Abstract: Building a Very Large Spoken Language Corpus from Closed Caption TV and Extracting Practical Formulaic Sequences for Language Learning

Corpus has become one of the most important resources for researches and applications related to computational linguistics, knowledge engineering, and language education. Almost all existing corpora are “written language corpora,” and only a few “spoken language corpora” can be used for research purposes. We have been continually building a large-scale spoken language corpus from closed caption TV data for a language learning system. This talk shows the specific details of a very large spoken language corpus constructed from Japanese closed caption TV (CCTV) data transmitted through digital terrestrial broadcasting.
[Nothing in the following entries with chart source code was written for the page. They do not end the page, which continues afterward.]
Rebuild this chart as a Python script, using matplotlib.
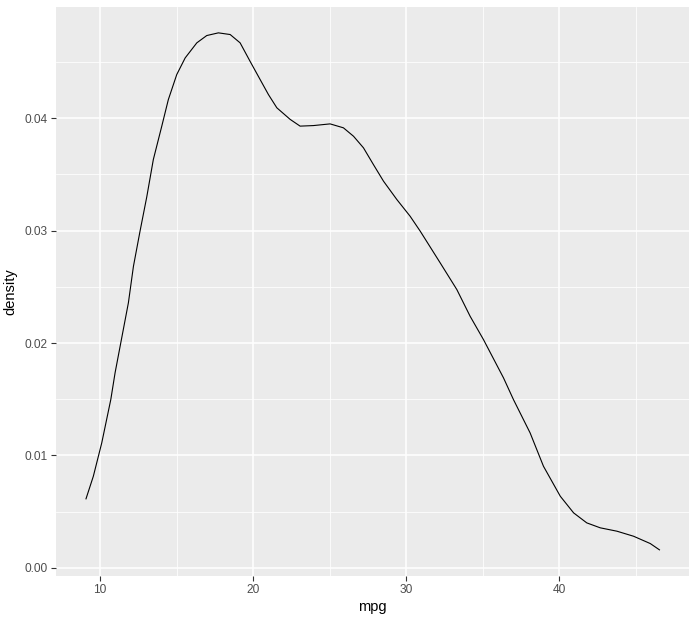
import matplotlib
matplotlib.use("Agg")
import matplotlib.pyplot as plt
import numpy as np

# density curve of mpg
mpg = [9.08, 9.56, 10.11, 10.70, 10.98, 11.35, 11.85, 12.18, 12.61, 13.05,
       13.48, 14.03, 14.46, 15.01, 15.56, 16.32, 16.97, 17.73, 18.50, 19.15,
       19.80, 20.46, 21.00, 21.55, 22.42, 23.07, 23.94, 25.03, 25.90, 26.56,
       27.21, 27.86, 28.52, 29.39, 30.26, 30.92, 32.22, 33.31, 34.18, 35.05,
       36.36, 37.01, 38.10, 38.97, 40.07, 40.94, 41.80, 42.68, 43.77, 44.86,
       45.95, 46.55]
density = [0.00614, 0.00815, 0.01112, 0.01497, 0.01735, 0.02000, 0.02358, 0.02683,
           0.02995, 0.03300, 0.03633, 0.03929, 0.04166, 0.04389, 0.04537, 0.04671,
           0.04736, 0.04760, 0.04745, 0.04671, 0.04507, 0.04344, 0.04211, 0.04093,
           0.03990, 0.03930, 0.03935, 0.03950, 0.03915, 0.03840, 0.03737, 0.03588,
           0.03440, 0.03277, 0.03128, 0.02995, 0.02714, 0.02476, 0.02238, 0.02031,
           0.01690, 0.01497, 0.01200, 0.00904, 0.00637, 0.00489, 0.00400, 0.00356,
           0.00326, 0.00281, 0.00216, 0.00160]

xticks = [10, 20, 30, 40]
yticks = [0.00, 0.01, 0.02, 0.03, 0.04]

plt.rcParams['font.family'] = ['Liberation Sans', 'DejaVu Sans']

fig = plt.figure(figsize=(6.97, 6.22), dpi=100)
ax = fig.add_axes([56 / 697, 1 - 575.7 / 622, (689 - 56) / 697, (575.7 - 7) / 622])
ax.set_facecolor('#EBEBEB')

# ggplot style limits: 5% padding on the data range
xmin, xmax = 9.0, 46.6
dx = (xmax - xmin) * 0.05
ax.set_xlim(xmin - dx, xmax + dx)
ymin, ymax = min(density), max(density)
dy = (ymax - ymin) * 0.05
ax.set_ylim(ymin - dy, ymax + dy)

ax.set_xticks(xticks)
ax.set_yticks(yticks)
ax.set_xticklabels([str(t) for t in xticks])
ax.set_yticklabels([f'{t:.2f}' for t in yticks])
ax.set_xticks([15, 25, 35, 45], minor=True)
ax.set_yticks([0.005, 0.015, 0.025, 0.035, 0.045], minor=True)

ax.grid(which='major', color='white', linewidth=1.1)
ax.grid(which='minor', color='white', linewidth=0.55)
ax.set_axisbelow(True)
for s in ax.spines.values():
    s.set_visible(False)

ax.tick_params(which='major', length=3.3, width=0.8, color='#333333',
               labelcolor='#4D4D4D', labelsize=8.6, pad=2.5)
ax.tick_params(which='minor', length=0)

ax.plot(mpg, density, color='black', linewidth=0.8)

ax.set_xlabel('mpg', fontsize=10.5, color='black', labelpad=3)
ax.set_ylabel('density', fontsize=10.5, color='black', labelpad=5)

fig.savefig('out.png', dpi=100)
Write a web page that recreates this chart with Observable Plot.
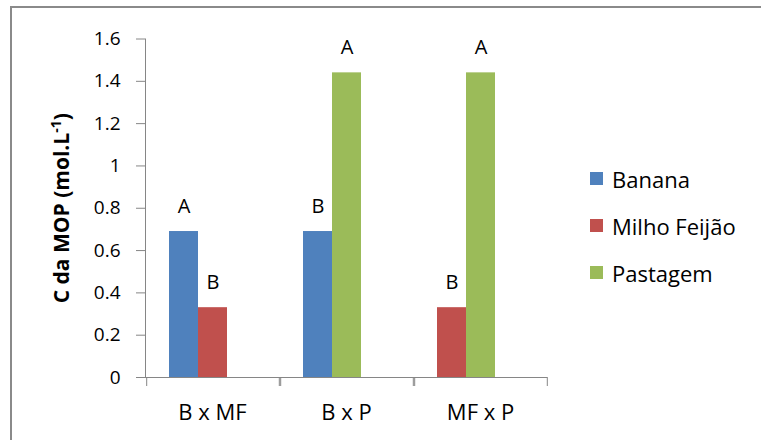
<!DOCTYPE html>
<html>
<head>
<meta charset="utf-8">
<script src="https://cdn.jsdelivr.net/npm/d3@7"></script>
<script src="https://cdn.jsdelivr.net/npm/@observablehq/plot@0.6"></script>
<style>
  html, body { margin: 0; padding: 0; background: #fff; }
  #chart { position: relative; width: 761px; height: 440px; overflow: hidden; background: #fff; }
  #border { position: absolute; left: 10px; top: 6px; width: 900px; height: 600px; border: 2px solid #8a8a8a; box-sizing: border-box; }
  #chart > svg { position: absolute; left: 0; top: 0; }
  #chart > svg text { fill: #000; }
  #chart [aria-label^="fx-axis"] text { font-size: 22px; }
  #legend { position: absolute; left: 590px; top: 155px; }
  #legend > * { font-family: "Open Sans", sans-serif !important; font-size: 22px !important; margin: 0 !important; color: #000; }
  #legend [class$="-swatch"] { height: 47px; display: flex; align-items: center; padding: 0 !important; margin: 0 !important; }
  #legend [class$="-swatch"] > svg { margin-right: 9px !important; flex-shrink: 0; }
</style>
</head>
<body>
<div id="chart"><div id="border"></div></div>
<script>
// ---- data ----
const comparisons = ["B x MF", "B x P", "MF x P"];
const series = ["Banana", "Milho Feijão", "Pastagem"];
const seriesColors = ["#4F81BD", "#C0504D", "#9BBB59"];
const firstSeries = ["Banana", "Banana", "Milho Feijão"];
const firstValues = [0.69, 0.69, 0.33];
const firstLetters = ["A", "B", "B"];
const secondSeries = ["Milho Feijão", "Pastagem", "Pastagem"];
const secondValues = [0.33, 1.44, 1.44];
const secondLetters = ["B", "A", "A"];
const slots = ["1", "2", "3"];
const yTicks = [0, 0.2, 0.4, 0.6, 0.8, 1, 1.2, 1.4, 1.6];
const yTitle = "C da MOP (mol.L-1)";

const rows = [];
comparisons.forEach((c, i) => {
  rows.push({comparison: c, slot: slots[0], species: firstSeries[i], value: firstValues[i], letter: firstLetters[i]});
  rows.push({comparison: c, slot: slots[1], species: secondSeries[i], value: secondValues[i], letter: secondLetters[i]});
});

const edges = [{slot: slots[0], side: -1}, {slot: slots[2], side: 1}];

const svg = Plot.plot({
  width: 761,
  height: 440,
  marginLeft: 144,
  marginRight: 213,
  marginTop: 38.5,
  marginBottom: 63,
  style: {fontFamily: "Open Sans, sans-serif", fontSize: "19px", color: "#868686", background: "transparent", overflow: "visible"},
  facet: {data: rows, x: "comparison"},
  fx: {domain: comparisons, padding: 0, axis: "bottom", tickSize: 0, tickPadding: 27, label: null},
  x: {domain: slots, paddingInner: 0, paddingOuter: 0.74, axis: null},
  y: {domain: [0, 1.6], ticks: yTicks, tickFormat: d => String(d), tickSize: 9, tickPadding: 16,
      line: true, label: yTitle, labelAnchor: "center", labelOffset: 91},
  color: {domain: series, range: seriesColors},
  marks: [
    Plot.barY(rows, {x: "slot", y: "value", fill: "species"}),
    Plot.text(rows, {x: "slot", y: "value", text: "letter", dy: -19, lineAnchor: "bottom", fontSize: 20, fill: "#000"}),
    Plot.ruleY([0], {stroke: "#868686"}),
    Plot.ruleX(edges.filter(d => d.side < 0), {x: "slot", y1: 0, y2: 0, insetBottom: -9, dx: -37.3, stroke: "#868686"}),
    Plot.ruleX(edges.filter(d => d.side > 0), {x: "slot", y1: 0, y2: 0, insetBottom: -9, dx: 37.3, stroke: "#868686"})
  ]
});

// y title: bold with superscript
svg.querySelectorAll("text").forEach(t => {
  if (t.textContent.includes("C da MOP")) {
    t.textContent = "";
    t.setAttribute("font-weight", "bold");
    t.style.fontWeight = "bold";
    t.style.fontSize = "21px";
    const ns = "http://www.w3.org/2000/svg";
    const a = document.createElementNS(ns, "tspan"); a.textContent = "C da MOP (mol.L";
    const b = document.createElementNS(ns, "tspan"); b.textContent = "-1"; b.setAttribute("dy", "-8"); b.setAttribute("font-size", "14px");
    const c = document.createElementNS(ns, "tspan"); c.textContent = ")"; c.setAttribute("dy", "8");
    t.append(a, b, c);
  }
});

const chart = document.getElementById("chart");
chart.appendChild(svg);

const legend = Plot.legend({color: {domain: series, range: seriesColors}, columns: 1, swatchSize: 13});
const lg = document.createElement("div");
lg.id = "legend";
lg.appendChild(legend);
chart.appendChild(lg);
</script>
</body>
</html>
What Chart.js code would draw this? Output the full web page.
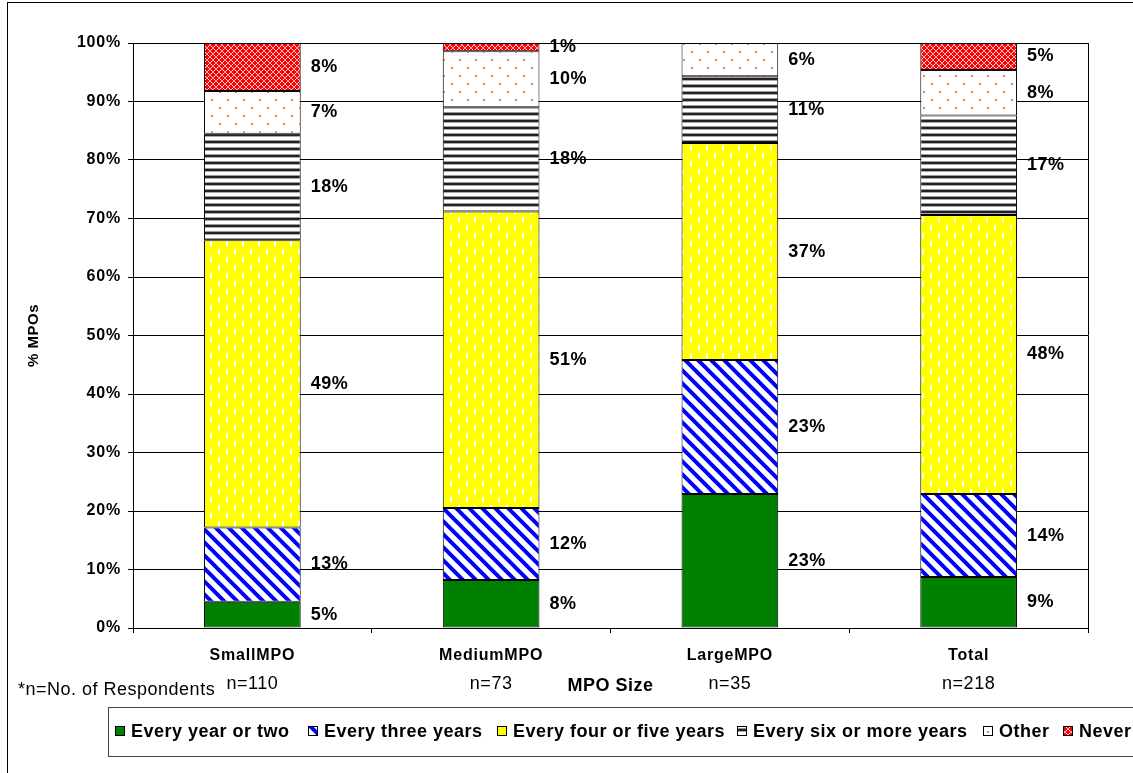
<!DOCTYPE html>
<html>
<head>
<meta charset="utf-8">
<script src="https://cdn.jsdelivr.net/npm/chart.js@4.4.1/dist/chart.umd.min.js"></script>
<style>
  html, body { margin: 0; padding: 0; background: #fff; }
  canvas { display: block; }
</style>
</head>
<body>
<canvas id="myChart" width="1133" height="773"></canvas>
<script>
// categories and respondent counts
const categorias = ['SmallMPO', 'MediumMPO', 'LargeMPO', 'Total']
const respondentes = ['n=110', 'n=73', 'n=35', 'n=218']

// percent of MPOs per answer
const cadaAno = [4.5, 8.2, 22.9, 8.7]
const tresAnos = [12.7, 12.3, 22.9, 14.2]
const cuatroCinco = [49.1, 50.7, 37.1, 47.7]
const seisMas = [18.2, 17.8, 11.4, 17.0]
const otro = [7.3, 9.6, 5.7, 7.8]
const nunca = [8.2, 1.4, 0, 4.6]

const etiquetasY = ['0%', '10%', '20%', '30%', '40%', '50%', '60%', '70%', '80%', '90%', '100%']

const FONT = '"Liberation Sans", Arial, sans-serif'

function hacerPatron(w, h, dibujar) {
    const c = document.createElement('canvas')
    c.width = w
    c.height = h
    const g = c.getContext('2d')
    dibujar(g)
    return document.createElement('canvas').getContext('2d').createPattern(c, 'repeat')
}

const patAzul = hacerPatron(13, 13, g => {
    g.fillStyle = '#fff'
    g.fillRect(0, 0, 13, 13)
    g.strokeStyle = '#0000ff'
    g.lineWidth = 4
    g.beginPath()
    for (let k = -13; k <= 13; k += 13) {
        g.moveTo(k - 2, -2)
        g.lineTo(k + 15, 15)
    }
    g.stroke()
})

const patAmarillo = hacerPatron(16, 16, g => {
    g.fillStyle = '#ffff00'
    g.fillRect(0, 0, 16, 16)
    g.fillStyle = '#fff'
    g.fillRect(2, 1, 2, 5)
    g.fillRect(10, 9, 2, 5)
})

const patRayas = hacerPatron(4, 7, g => {
    g.fillStyle = '#fff'
    g.fillRect(0, 0, 4, 7)
    g.fillStyle = '#999'
    g.fillRect(0, 0, 4, 1)
    g.fillStyle = '#222'
    g.fillRect(0, 1, 4, 2)
    g.fillStyle = '#aaa'
    g.fillRect(0, 3, 4, 1)
})

const patPuntos = hacerPatron(16, 16, g => {
    g.fillStyle = '#fff'
    g.fillRect(0, 0, 16, 16)
    g.fillStyle = '#ff7f3a'
    g.fillRect(3, 3, 2, 2)
    g.fillRect(11, 11, 2, 2)
})

const patRojo = hacerPatron(6, 6, g => {
    g.fillStyle = '#ff0000'
    g.fillRect(0, 0, 6, 6)
    g.fillStyle = '#ffb0b0'
    g.fillRect(2, 0, 2, 1)
    g.fillRect(2, 5, 2, 1)
    g.fillRect(0, 2, 1, 2)
    g.fillRect(5, 2, 1, 2)
    g.fillStyle = '#ffffff'
    g.fillRect(1, 1, 1, 1)
    g.fillRect(4, 1, 1, 1)
    g.fillRect(1, 4, 1, 1)
    g.fillRect(4, 4, 1, 1)
})

const series = [
    { label: 'Every year or two', data: cadaAno, fondo: '#008000' },
    { label: 'Every three years', data: tresAnos, fondo: patAzul },
    { label: 'Every four or five years', data: cuatroCinco, fondo: patAmarillo },
    { label: 'Every six or more years', data: seisMas, fondo: patRayas },
    { label: 'Other', data: otro, fondo: patPuntos },
    { label: 'Never', data: nunca, fondo: patRojo }
]

// where each legend entry starts
const leyendaX = [115, 308, 497, 737, 983, 1063]

// a bit wider text, like the original
const espaciado = {
    id: 'espaciado',
    beforeDraw(chart) {
        chart.ctx.letterSpacing = '0.8px'
    }
}

// labels of each segment, to the right of the bar
const etiquetasBarras = {
    id: 'etiquetasBarras',
    afterDatasetsDraw(chart) {
        const ctx = chart.ctx
        ctx.save()
        ctx.letterSpacing = '0.5px'
        ctx.font = 'bold 18px ' + FONT
        ctx.fillStyle = '#000'
        ctx.textAlign = 'left'
        ctx.textBaseline = 'middle'
        chart.data.datasets.forEach((ds, i) => {
            const meta = chart.getDatasetMeta(i)
            meta.data.forEach((bar, j) => {
                const v = ds.data[j]
                if (!v) return
                const y = (bar.y + bar.base) / 2
                ctx.fillText(Math.round(v) + '%', bar.x + bar.width / 2 + 10, y)
            })
        })
        ctx.restore()
    }
}

// frame, titles, respondents and legend
const decoracion = {
    id: 'decoracion',
    afterDraw(chart) {
        const ctx = chart.ctx
        const a = chart.chartArea
        const x = chart.scales.x
        ctx.save()
        ctx.letterSpacing = '0.5px'

        // outer frame
        ctx.strokeStyle = '#000'
        ctx.lineWidth = 1
        ctx.strokeRect(7.5, 2.5, 1200, 900)

        // plot area right border
        ctx.beginPath()
        ctx.moveTo(Math.round(a.right) + 0.5, a.top)
        ctx.lineTo(Math.round(a.right) + 0.5, a.bottom)
        ctx.stroke()

        // y title
        ctx.fillStyle = '#000'
        ctx.font = 'bold 15px ' + FONT
        ctx.textAlign = 'center'
        ctx.textBaseline = 'middle'
        ctx.save()
        ctx.translate(34, (a.top + a.bottom) / 2)
        ctx.rotate(-Math.PI / 2)
        ctx.fillText('% MPOs', 0, 0)
        ctx.restore()

        // x title
        ctx.font = 'bold 18px ' + FONT
        ctx.fillText('MPO Size', (a.left + a.right) / 2, 686)

        // respondents
        ctx.font = '18px ' + FONT
        respondentes.forEach((t, i) => {
            ctx.fillText(t, x.getPixelForValue(i), 684)
        })
        ctx.textAlign = 'left'
        ctx.fillText('*n=No. of Respondents', 18, 690)

        // legend box
        ctx.strokeStyle = '#444'
        ctx.strokeRect(108.5, 707.5, 1100, 49)

        ctx.font = 'bold 18px ' + FONT
        const ly = 731
        chart.data.datasets.forEach((ds, i) => {
            const lx = leyendaX[i]
            ctx.fillStyle = ds.backgroundColor
            ctx.fillRect(lx, ly - 5, 10, 10)
            ctx.strokeStyle = '#000'
            ctx.strokeRect(lx + 0.5, ly - 4.5, 9, 9)
            ctx.fillStyle = '#000'
            ctx.fillText(ds.label, lx + 16, ly + 1)
        })

        ctx.restore()
    }
}

const ctx = document.getElementById('myChart')

new Chart(ctx, {
    type: 'bar',
    data: {
        labels: categorias,
        datasets: series.map(s => ({
            label: s.label,
            data: s.data,
            backgroundColor: s.fondo,
            borderColor: '#000',
            borderWidth: 1,
            borderSkipped: false,
            barPercentage: 0.405,
            categoryPercentage: 1
        }))
    },
    options: {
        responsive: false,
        animation: false,
        layout: {
            padding: { left: 8, right: 45, top: 43, bottom: 0 }
        },
        plugins: {
            legend: { display: false },
            tooltip: { enabled: false }
        },
        scales: {
            x: {
                stacked: true,
                grid: {
                    offset: true,
                    drawOnChartArea: false,
                    drawTicks: true,
                    tickLength: 5,
                    color: '#000'
                },
                border: { color: '#000' },
                ticks: {
                    color: '#000',
                    padding: 13,
                    font: { family: FONT, size: 16, weight: 'bold' }
                },
                afterFit(scale) { scale.height = 145 }
            },
            y: {
                stacked: true,
                min: 0,
                max: 100,
                grid: {
                    color: '#000',
                    tickLength: 5
                },
                border: { color: '#000' },
                ticks: {
                    stepSize: 10,
                    color: '#000',
                    padding: 7,
                    font: { family: FONT, size: 16, weight: 'bold' },
                    callback: (v, i) => etiquetasY[i]
                },
                afterFit(scale) { scale.width = 125 }
            }
        }
    },
    plugins: [espaciado, etiquetasBarras, decoracion]
})
</script>
</body>
</html>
In Tokyo, there are seven major broadcasting stations which organize a Japanese nationwide. Our team have been recording all TV programs with closed caption data during a 24-hour period in every days. They are amount of about 4,200 programs per one month. Our team collected the closed caption data from over 200,000 TV programs from December 2012 to June 2017. The total number of words in our corpus has reached over 900 million morphemes. This talk also shows the details of the formulaic sequences (FS) extracted from the CCTV corpus. We anticipate the existence of sequences of words that occur frequently in the corpus, such as collocations, idioms, and greeting expressions. These sequences of words are referred as formulaic sequences. In second language education and applied linguistics, it is a widely acceptance that appropriately using FSs in particular situations and functions contributes to learners’ language comprehension, production, and fluency. Because TV is a major medium in daily life and many natural or near-natural dialogues and spontaneous sentences are included in TV programs (e.g., documentaries, daily information reports, and dramas), we expect to be able to apply the corpus to language education such as a language e-learning system.